Set task ::
Copy out all the lines exactly. Omit pictures.

Supplied data ::

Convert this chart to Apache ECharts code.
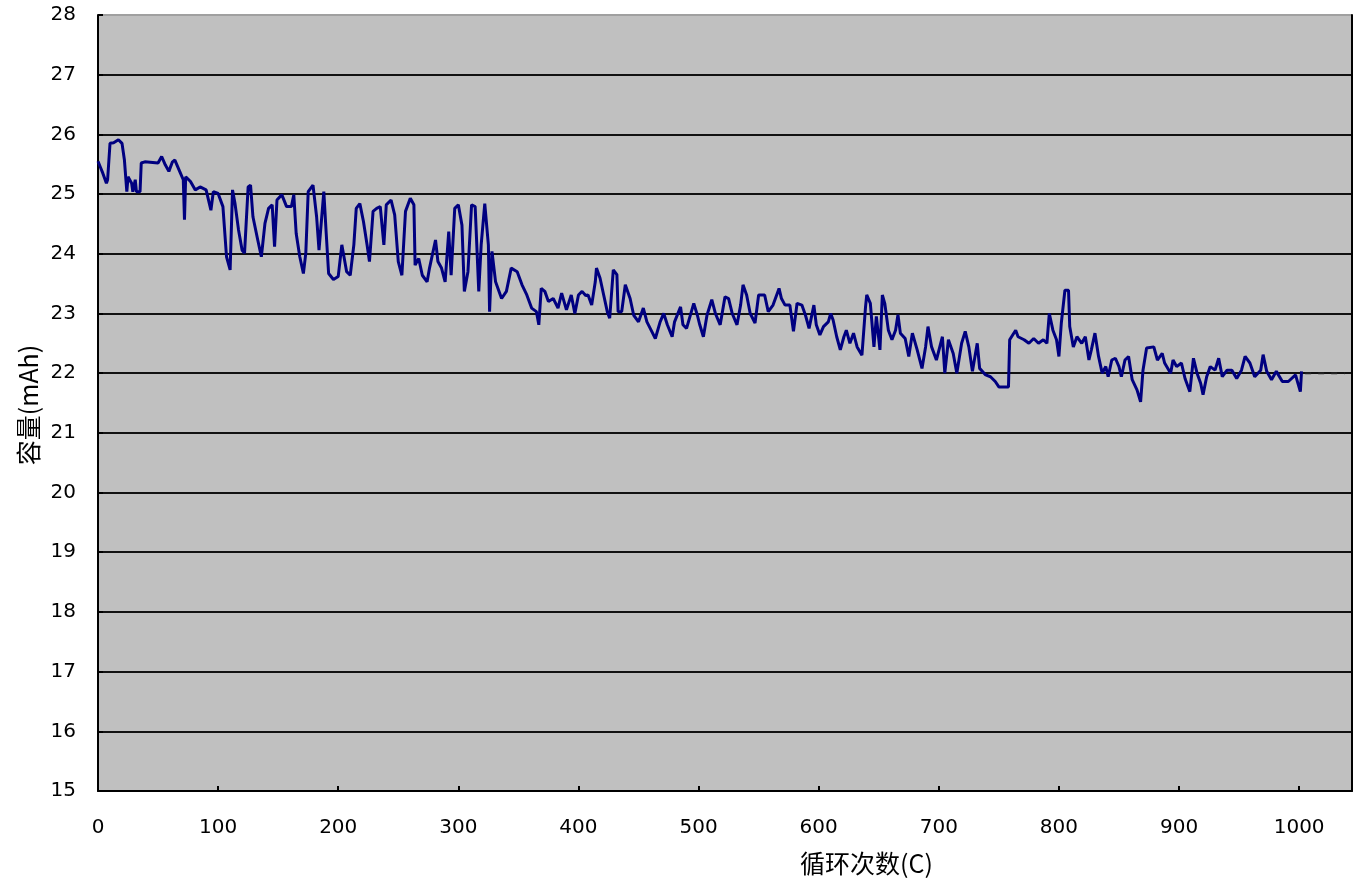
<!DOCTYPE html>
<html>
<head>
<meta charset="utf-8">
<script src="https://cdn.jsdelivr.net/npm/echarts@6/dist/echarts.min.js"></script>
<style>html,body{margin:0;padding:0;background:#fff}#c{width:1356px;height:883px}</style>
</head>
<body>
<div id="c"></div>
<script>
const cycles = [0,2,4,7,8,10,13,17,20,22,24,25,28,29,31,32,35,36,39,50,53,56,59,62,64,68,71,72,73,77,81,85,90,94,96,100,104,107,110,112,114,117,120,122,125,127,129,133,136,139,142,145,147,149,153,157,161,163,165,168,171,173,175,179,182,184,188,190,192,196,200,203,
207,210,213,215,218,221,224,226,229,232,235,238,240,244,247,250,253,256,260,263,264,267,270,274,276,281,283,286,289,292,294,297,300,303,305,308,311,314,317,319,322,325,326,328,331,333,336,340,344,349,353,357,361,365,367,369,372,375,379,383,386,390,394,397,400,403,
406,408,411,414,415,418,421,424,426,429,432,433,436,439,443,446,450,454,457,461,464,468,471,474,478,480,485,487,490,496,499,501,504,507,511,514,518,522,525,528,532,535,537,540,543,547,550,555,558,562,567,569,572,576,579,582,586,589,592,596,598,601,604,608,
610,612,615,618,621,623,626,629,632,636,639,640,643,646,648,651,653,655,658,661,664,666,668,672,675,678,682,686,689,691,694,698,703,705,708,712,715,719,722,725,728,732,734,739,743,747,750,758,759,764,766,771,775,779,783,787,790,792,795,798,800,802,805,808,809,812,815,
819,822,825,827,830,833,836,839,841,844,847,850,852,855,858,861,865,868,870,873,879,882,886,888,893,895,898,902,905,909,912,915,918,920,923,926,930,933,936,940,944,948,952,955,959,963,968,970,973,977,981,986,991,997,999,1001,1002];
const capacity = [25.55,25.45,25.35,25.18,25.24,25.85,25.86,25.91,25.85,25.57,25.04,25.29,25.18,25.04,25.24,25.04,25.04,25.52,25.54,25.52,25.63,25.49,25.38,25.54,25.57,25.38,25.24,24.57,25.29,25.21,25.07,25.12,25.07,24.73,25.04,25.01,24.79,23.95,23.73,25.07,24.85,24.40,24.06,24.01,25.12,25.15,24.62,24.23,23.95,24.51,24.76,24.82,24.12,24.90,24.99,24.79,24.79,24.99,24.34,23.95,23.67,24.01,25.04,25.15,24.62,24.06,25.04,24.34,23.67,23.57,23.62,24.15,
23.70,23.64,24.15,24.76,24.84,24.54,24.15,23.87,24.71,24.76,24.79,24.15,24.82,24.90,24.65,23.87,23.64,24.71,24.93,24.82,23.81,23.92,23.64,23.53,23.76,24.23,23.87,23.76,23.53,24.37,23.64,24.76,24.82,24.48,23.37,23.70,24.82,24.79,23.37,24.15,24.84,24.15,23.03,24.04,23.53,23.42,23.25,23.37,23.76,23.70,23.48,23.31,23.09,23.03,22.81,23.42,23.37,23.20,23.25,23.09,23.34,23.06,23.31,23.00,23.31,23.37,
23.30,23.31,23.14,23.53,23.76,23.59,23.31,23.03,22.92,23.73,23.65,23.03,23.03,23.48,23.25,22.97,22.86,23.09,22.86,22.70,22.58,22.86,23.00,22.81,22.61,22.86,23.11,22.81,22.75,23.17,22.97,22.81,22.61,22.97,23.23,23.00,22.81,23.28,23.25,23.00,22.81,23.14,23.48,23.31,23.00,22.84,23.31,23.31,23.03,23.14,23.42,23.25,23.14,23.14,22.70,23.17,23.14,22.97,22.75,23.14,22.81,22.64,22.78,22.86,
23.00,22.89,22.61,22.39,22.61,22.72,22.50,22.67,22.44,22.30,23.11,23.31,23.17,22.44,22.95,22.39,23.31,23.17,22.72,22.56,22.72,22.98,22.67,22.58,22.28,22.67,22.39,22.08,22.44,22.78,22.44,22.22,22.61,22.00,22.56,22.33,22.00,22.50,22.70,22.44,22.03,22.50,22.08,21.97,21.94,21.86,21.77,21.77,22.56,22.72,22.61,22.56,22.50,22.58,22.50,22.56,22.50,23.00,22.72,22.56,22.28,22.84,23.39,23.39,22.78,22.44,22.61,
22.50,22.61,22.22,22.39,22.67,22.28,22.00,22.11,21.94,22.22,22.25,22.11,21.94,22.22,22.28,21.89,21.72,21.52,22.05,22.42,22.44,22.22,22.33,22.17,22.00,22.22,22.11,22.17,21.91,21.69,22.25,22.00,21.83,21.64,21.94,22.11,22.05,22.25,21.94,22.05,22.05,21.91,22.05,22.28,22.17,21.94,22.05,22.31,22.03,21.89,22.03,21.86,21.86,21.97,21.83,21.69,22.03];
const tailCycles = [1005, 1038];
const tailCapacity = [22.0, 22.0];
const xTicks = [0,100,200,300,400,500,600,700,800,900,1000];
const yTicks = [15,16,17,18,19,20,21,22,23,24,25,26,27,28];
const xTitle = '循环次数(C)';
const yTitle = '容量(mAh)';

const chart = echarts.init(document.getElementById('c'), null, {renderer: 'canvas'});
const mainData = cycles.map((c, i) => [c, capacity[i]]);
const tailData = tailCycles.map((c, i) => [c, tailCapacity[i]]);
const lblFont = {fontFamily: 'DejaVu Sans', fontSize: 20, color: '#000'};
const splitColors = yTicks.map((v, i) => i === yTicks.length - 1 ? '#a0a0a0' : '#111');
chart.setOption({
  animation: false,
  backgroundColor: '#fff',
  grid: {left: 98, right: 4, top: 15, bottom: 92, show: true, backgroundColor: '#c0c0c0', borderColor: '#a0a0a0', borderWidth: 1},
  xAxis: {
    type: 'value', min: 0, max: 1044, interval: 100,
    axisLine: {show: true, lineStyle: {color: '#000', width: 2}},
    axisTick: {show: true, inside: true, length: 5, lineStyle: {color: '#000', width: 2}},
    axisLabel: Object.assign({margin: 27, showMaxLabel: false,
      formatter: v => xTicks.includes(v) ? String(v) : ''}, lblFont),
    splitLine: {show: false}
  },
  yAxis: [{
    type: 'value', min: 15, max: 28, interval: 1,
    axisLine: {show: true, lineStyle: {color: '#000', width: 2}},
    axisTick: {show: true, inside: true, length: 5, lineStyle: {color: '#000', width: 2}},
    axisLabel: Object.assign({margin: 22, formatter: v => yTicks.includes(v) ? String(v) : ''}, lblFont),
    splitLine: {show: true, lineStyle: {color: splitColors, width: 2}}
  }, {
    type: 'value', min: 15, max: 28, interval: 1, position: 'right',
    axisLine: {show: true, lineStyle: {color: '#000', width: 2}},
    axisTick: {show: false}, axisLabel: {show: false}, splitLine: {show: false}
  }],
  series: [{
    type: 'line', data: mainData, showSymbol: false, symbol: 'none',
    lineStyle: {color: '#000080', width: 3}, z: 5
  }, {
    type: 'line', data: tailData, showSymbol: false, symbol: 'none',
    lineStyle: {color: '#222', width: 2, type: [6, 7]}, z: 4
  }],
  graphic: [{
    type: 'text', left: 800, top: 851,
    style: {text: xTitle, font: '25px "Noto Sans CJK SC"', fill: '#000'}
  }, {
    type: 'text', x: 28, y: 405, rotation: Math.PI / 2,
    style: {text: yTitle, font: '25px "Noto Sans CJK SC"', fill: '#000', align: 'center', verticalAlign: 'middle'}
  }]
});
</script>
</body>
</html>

Completed exercise ::
Convert this chart to Apache ECharts code.
<!DOCTYPE html>
<html>
<head>
<meta charset="utf-8">
<script src="https://cdn.jsdelivr.net/npm/echarts@6/dist/echarts.min.js"></script>
<style>html,body{margin:0;padding:0;background:#fff}#c{width:1356px;height:883px}</style>
</head>
<body>
<div id="c"></div>
<script>
const cycles = [0,2,4,7,8,10,13,17,20,22,24,25,28,29,31,32,35,36,39,50,53,56,59,62,64,68,71,72,73,77,81,85,90,94,96,100,104,107,110,112,114,117,120,122,125,127,129,133,136,139,142,145,147,149,153,157,161,163,165,168,171,173,175,179,182,184,188,190,192,196,200,203,
207,210,213,215,218,221,224,226,229,232,235,238,240,244,247,250,253,256,260,263,264,267,270,274,276,281,283,286,289,292,294,297,300,303,305,308,311,314,317,319,322,325,326,328,331,333,336,340,344,349,353,357,361,365,367,369,372,375,379,383,386,390,394,397,400,403,
406,408,411,414,415,418,421,424,426,429,432,433,436,439,443,446,450,454,457,461,464,468,471,474,478,480,485,487,490,496,499,501,504,507,511,514,518,522,525,528,532,535,537,540,543,547,550,555,558,562,567,569,572,576,579,582,586,589,592,596,598,601,604,608,
610,612,615,618,621,623,626,629,632,636,639,640,643,646,648,651,653,655,658,661,664,666,668,672,675,678,682,686,689,691,694,698,703,705,708,712,715,719,722,725,728,732,734,739,743,747,750,758,759,764,766,771,775,779,783,787,790,792,795,798,800,802,805,808,809,812,815,
819,822,825,827,830,833,836,839,841,844,847,850,852,855,858,861,865,868,870,873,879,882,886,888,893,895,898,902,905,909,912,915,918,920,923,926,930,933,936,940,944,948,952,955,959,963,968,970,973,977,981,986,991,997,999,1001,1002];
const capacity = [25.55,25.45,25.35,25.18,25.24,25.85,25.86,25.91,25.85,25.57,25.04,25.29,25.18,25.04,25.24,25.04,25.04,25.52,25.54,25.52,25.63,25.49,25.38,25.54,25.57,25.38,25.24,24.57,25.29,25.21,25.07,25.12,25.07,24.73,25.04,25.01,24.79,23.95,23.73,25.07,24.85,24.40,24.06,24.01,25.12,25.15,24.62,24.23,23.95,24.51,24.76,24.82,24.12,24.90,24.99,24.79,24.79,24.99,24.34,23.95,23.67,24.01,25.04,25.15,24.62,24.06,25.04,24.34,23.67,23.57,23.62,24.15,
23.70,23.64,24.15,24.76,24.84,24.54,24.15,23.87,24.71,24.76,24.79,24.15,24.82,24.90,24.65,23.87,23.64,24.71,24.93,24.82,23.81,23.92,23.64,23.53,23.76,24.23,23.87,23.76,23.53,24.37,23.64,24.76,24.82,24.48,23.37,23.70,24.82,24.79,23.37,24.15,24.84,24.15,23.03,24.04,23.53,23.42,23.25,23.37,23.76,23.70,23.48,23.31,23.09,23.03,22.81,23.42,23.37,23.20,23.25,23.09,23.34,23.06,23.31,23.00,23.31,23.37,
23.30,23.31,23.14,23.53,23.76,23.59,23.31,23.03,22.92,23.73,23.65,23.03,23.03,23.48,23.25,22.97,22.86,23.09,22.86,22.70,22.58,22.86,23.00,22.81,22.61,22.86,23.11,22.81,22.75,23.17,22.97,22.81,22.61,22.97,23.23,23.00,22.81,23.28,23.25,23.00,22.81,23.14,23.48,23.31,23.00,22.84,23.31,23.31,23.03,23.14,23.42,23.25,23.14,23.14,22.70,23.17,23.14,22.97,22.75,23.14,22.81,22.64,22.78,22.86,
23.00,22.89,22.61,22.39,22.61,22.72,22.50,22.67,22.44,22.30,23.11,23.31,23.17,22.44,22.95,22.39,23.31,23.17,22.72,22.56,22.72,22.98,22.67,22.58,22.28,22.67,22.39,22.08,22.44,22.78,22.44,22.22,22.61,22.00,22.56,22.33,22.00,22.50,22.70,22.44,22.03,22.50,22.08,21.97,21.94,21.86,21.77,21.77,22.56,22.72,22.61,22.56,22.50,22.58,22.50,22.56,22.50,23.00,22.72,22.56,22.28,22.84,23.39,23.39,22.78,22.44,22.61,
22.50,22.61,22.22,22.39,22.67,22.28,22.00,22.11,21.94,22.22,22.25,22.11,21.94,22.22,22.28,21.89,21.72,21.52,22.05,22.42,22.44,22.22,22.33,22.17,22.00,22.22,22.11,22.17,21.91,21.69,22.25,22.00,21.83,21.64,21.94,22.11,22.05,22.25,21.94,22.05,22.05,21.91,22.05,22.28,22.17,21.94,22.05,22.31,22.03,21.89,22.03,21.86,21.86,21.97,21.83,21.69,22.03];
const tailCycles = [1005, 1038];
const tailCapacity = [22.0, 22.0];
const xTicks = [0,100,200,300,400,500,600,700,800,900,1000];
const yTicks = [15,16,17,18,19,20,21,22,23,24,25,26,27,28];
const xTitle = '循环次数(C)';
const yTitle = '容量(mAh)';

const chart = echarts.init(document.getElementById('c'), null, {renderer: 'canvas'});
const mainData = cycles.map((c, i) => [c, capacity[i]]);
const tailData = tailCycles.map((c, i) => [c, tailCapacity[i]]);
const lblFont = {fontFamily: 'DejaVu Sans', fontSize: 20, color: '#000'};
const splitColors = yTicks.map((v, i) => i === yTicks.length - 1 ? '#a0a0a0' : '#111');
chart.setOption({
  animation: false,
  backgroundColor: '#fff',
  grid: {left: 98, right: 4, top: 15, bottom: 92, show: true, backgroundColor: '#c0c0c0', borderColor: '#a0a0a0', borderWidth: 1},
  xAxis: {
    type: 'value', min: 0, max: 1044, interval: 100,
    axisLine: {show: true, lineStyle: {color: '#000', width: 2}},
    axisTick: {show: true, inside: true, length: 5, lineStyle: {color: '#000', width: 2}},
    axisLabel: Object.assign({margin: 27, showMaxLabel: false,
      formatter: v => xTicks.includes(v) ? String(v) : ''}, lblFont),
    splitLine: {show: false}
  },
  yAxis: [{
    type: 'value', min: 15, max: 28, interval: 1,
    axisLine: {show: true, lineStyle: {color: '#000', width: 2}},
    axisTick: {show: true, inside: true, length: 5, lineStyle: {color: '#000', width: 2}},
    axisLabel: Object.assign({margin: 22, formatter: v => yTicks.includes(v) ? String(v) : ''}, lblFont),
    splitLine: {show: true, lineStyle: {color: splitColors, width: 2}}
  }, {
    type: 'value', min: 15, max: 28, interval: 1, position: 'right',
    axisLine: {show: true, lineStyle: {color: '#000', width: 2}},
    axisTick: {show: false}, axisLabel: {show: false}, splitLine: {show: false}
  }],
  series: [{
    type: 'line', data: mainData, showSymbol: false, symbol: 'none',
    lineStyle: {color: '#000080', width: 3}, z: 5
  }, {
    type: 'line', data: tailData, showSymbol: false, symbol: 'none',
    lineStyle: {color: '#222', width: 2, type: [6, 7]}, z: 4
  }],
  graphic: [{
    type: 'text', left: 800, top: 851,
    style: {text: xTitle, font: '25px "Noto Sans CJK SC"', fill: '#000'}
  }, {
    type: 'text', x: 28, y: 405, rotation: Math.PI / 2,
    style: {text: yTitle, font: '25px "Noto Sans CJK SC"', fill: '#000', align: 'center', verticalAlign: 'middle'}
  }]
});
</script>
</body>
</html>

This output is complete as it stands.